Set all the material down again unchanged, without the pictures.

▬▬▬▬▬▬▬▬▬▬

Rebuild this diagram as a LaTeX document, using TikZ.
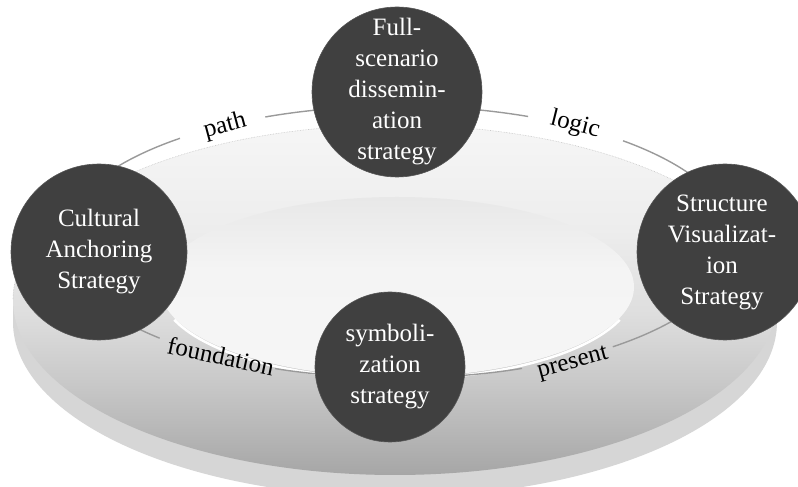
\documentclass[tikz,border=0pt]{standalone}
\usepackage{fontspec}
\setmainfont{Liberation Serif}
\usetikzlibrary{calc}

\definecolor{knot}{HTML}{404040}
\definecolor{knotedge}{HTML}{555555}
\definecolor{sidecol}{HTML}{D6D6D6}
\definecolor{ringline}{HTML}{9A9A9A}
\definecolor{faceline}{HTML}{C4C4C4}
\definecolor{fA}{HTML}{A6A6A6}
\definecolor{fB}{HTML}{B6B6B6}
\definecolor{fC}{HTML}{C8C8C8}
\definecolor{fD}{HTML}{DEDEDE}
\definecolor{fE}{HTML}{EDEDED}
\definecolor{fF}{HTML}{F6F6F6}
\definecolor{iA}{HTML}{F6F6F6}
\definecolor{iB}{HTML}{F4F4F4}
\definecolor{iC}{HTML}{E8E8E8}

% top face of the disc: dark at the front, light at the back
\pgfdeclareverticalshading{facegrad}{100bp}{%
  color(0bp)=(fA); color(25bp)=(fA); color(31bp)=(fB); color(38bp)=(fC);
  color(48bp)=(fD); color(60bp)=(fE); color(75bp)=(fF); color(100bp)=(fF)}
% inner plate
\pgfdeclareverticalshading{innergrad}{100bp}{%
  color(0bp)=(iA); color(25bp)=(iA); color(55bp)=(iB); color(75bp)=(iC);
  color(100bp)=(iC)}

\begin{document}
\begin{tikzpicture}[x=1pt,y=1pt,
  stratdisc/.style={circle, fill=knot, draw=knotedge, line width=0.6pt, inner sep=0pt},
  strattext/.style={text=white, align=center, inner sep=0pt,
    font=\fontsize{25}{31}\selectfont},
  linklabel/.style={font=\fontsize{25}{31}\selectfont, inner sep=1pt},
  ring/.style={draw=ringline, line width=1.4pt}]
\useasboundingbox (0,0) rectangle (798,487);
\clip (0,0) rectangle (798,487);

% disc side
\fill[sidecol] (395,165) ellipse [x radius=382, y radius=175];
\fill[sidecol] (13,165) rectangle (777,187);
% disc top face
\shade[shading=facegrad] (395,187) ellipse [x radius=382, y radius=175];
\draw[faceline, densely dotted, line width=0.6pt]
  (777,187) arc [start angle=0, end angle=180, x radius=382, y radius=175];
% inner plate with a bright lower rim
\shade[shading=innergrad] (397,200) ellipse [x radius=237, y radius=90];
\draw[white, line width=2.5pt]
  (174.3,167.2) arc [start angle=200, end angle=340, x radius=237, y radius=90];

% points on the linking ellipse where the labels interrupt it
\coordinate (rA) at (612.8,140.2);
\coordinate (tA) at (528.1,370.5);
\coordinate (lA) at (180.0,348.7);
\coordinate (bA) at (275.0,118.4);

% linking ellipse, drawn in four pieces
\draw[ring] (rA) arc [start angle=309.6, end angle=408.1, x radius=337, y radius=136];
\draw[ring] (tA) arc [start angle=67.3, end angle=113.2, x radius=337, y radius=136];
\draw[ring] (lA) arc [start angle=130.3, end angle=225, x radius=337, y radius=136];
\draw[ring] (bA) arc [start angle=248.6, end angle=291.6, x radius=337, y radius=136];

% labels on the links
\node[linklabel, rotate=15]  (lpath)  at (225,361) {path};
\node[linklabel, rotate=-14] (llogic) at (575,362) {logic};
\node[linklabel, rotate=-12] (lfound) at (221,131) {foundation};
\node[linklabel, rotate=15]  (lpres)  at (573,123) {present};

% strategy discs
\node[stratdisc, minimum size=170] (full)   at (397,395) {};
\node[stratdisc, minimum size=176] (cult)   at (99,235)  {};
\node[stratdisc, minimum size=176] (struct) at (725,235) {};
\node[stratdisc, minimum size=150] (symb)   at (390,120) {};

\node[strattext] at (full)   {Full-\\scenario\\dissemin-\\ation\\strategy};
\node[strattext] at (cult)   {Cultural\\Anchoring\\Strategy};
\node[strattext] at ([xshift=-3pt]struct.center) {Structure\\Visualizat-\\ion\\Strategy};
\node[strattext] at (symb)   {symboli-\\zation\\strategy};
\end{tikzpicture}
\end{document}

▬▬▬▬▬▬▬▬▬▬

### Output of the exercise
Rebuild this diagram as a LaTeX document, using TikZ.
\documentclass[tikz,border=0pt]{standalone}
\usepackage{fontspec}
\setmainfont{Liberation Serif}
\usetikzlibrary{calc}

\definecolor{knot}{HTML}{404040}
\definecolor{knotedge}{HTML}{555555}
\definecolor{sidecol}{HTML}{D6D6D6}
\definecolor{ringline}{HTML}{9A9A9A}
\definecolor{faceline}{HTML}{C4C4C4}
\definecolor{fA}{HTML}{A6A6A6}
\definecolor{fB}{HTML}{B6B6B6}
\definecolor{fC}{HTML}{C8C8C8}
\definecolor{fD}{HTML}{DEDEDE}
\definecolor{fE}{HTML}{EDEDED}
\definecolor{fF}{HTML}{F6F6F6}
\definecolor{iA}{HTML}{F6F6F6}
\definecolor{iB}{HTML}{F4F4F4}
\definecolor{iC}{HTML}{E8E8E8}

% top face of the disc: dark at the front, light at the back
\pgfdeclareverticalshading{facegrad}{100bp}{%
  color(0bp)=(fA); color(25bp)=(fA); color(31bp)=(fB); color(38bp)=(fC);
  color(48bp)=(fD); color(60bp)=(fE); color(75bp)=(fF); color(100bp)=(fF)}
% inner plate
\pgfdeclareverticalshading{innergrad}{100bp}{%
  color(0bp)=(iA); color(25bp)=(iA); color(55bp)=(iB); color(75bp)=(iC);
  color(100bp)=(iC)}

\begin{document}
\begin{tikzpicture}[x=1pt,y=1pt,
  stratdisc/.style={circle, fill=knot, draw=knotedge, line width=0.6pt, inner sep=0pt},
  strattext/.style={text=white, align=center, inner sep=0pt,
    font=\fontsize{25}{31}\selectfont},
  linklabel/.style={font=\fontsize{25}{31}\selectfont, inner sep=1pt},
  ring/.style={draw=ringline, line width=1.4pt}]
\useasboundingbox (0,0) rectangle (798,487);
\clip (0,0) rectangle (798,487);

% disc side
\fill[sidecol] (395,165) ellipse [x radius=382, y radius=175];
\fill[sidecol] (13,165) rectangle (777,187);
% disc top face
\shade[shading=facegrad] (395,187) ellipse [x radius=382, y radius=175];
\draw[faceline, densely dotted, line width=0.6pt]
  (777,187) arc [start angle=0, end angle=180, x radius=382, y radius=175];
% inner plate with a bright lower rim
\shade[shading=innergrad] (397,200) ellipse [x radius=237, y radius=90];
\draw[white, line width=2.5pt]
  (174.3,167.2) arc [start angle=200, end angle=340, x radius=237, y radius=90];

% points on the linking ellipse where the labels interrupt it
\coordinate (rA) at (612.8,140.2);
\coordinate (tA) at (528.1,370.5);
\coordinate (lA) at (180.0,348.7);
\coordinate (bA) at (275.0,118.4);

% linking ellipse, drawn in four pieces
\draw[ring] (rA) arc [start angle=309.6, end angle=408.1, x radius=337, y radius=136];
\draw[ring] (tA) arc [start angle=67.3, end angle=113.2, x radius=337, y radius=136];
\draw[ring] (lA) arc [start angle=130.3, end angle=225, x radius=337, y radius=136];
\draw[ring] (bA) arc [start angle=248.6, end angle=291.6, x radius=337, y radius=136];

% labels on the links
\node[linklabel, rotate=15]  (lpath)  at (225,361) {path};
\node[linklabel, rotate=-14] (llogic) at (575,362) {logic};
\node[linklabel, rotate=-12] (lfound) at (221,131) {foundation};
\node[linklabel, rotate=15]  (lpres)  at (573,123) {present};

% strategy discs
\node[stratdisc, minimum size=170] (full)   at (397,395) {};
\node[stratdisc, minimum size=176] (cult)   at (99,235)  {};
\node[stratdisc, minimum size=176] (struct) at (725,235) {};
\node[stratdisc, minimum size=150] (symb)   at (390,120) {};

\node[strattext] at (full)   {Full-\\scenario\\dissemin-\\ation\\strategy};
\node[strattext] at (cult)   {Cultural\\Anchoring\\Strategy};
\node[strattext] at ([xshift=-3pt]struct.center) {Structure\\Visualizat-\\ion\\Strategy};
\node[strattext] at (symb)   {symboli-\\zation\\strategy};
\end{tikzpicture}
\end{document}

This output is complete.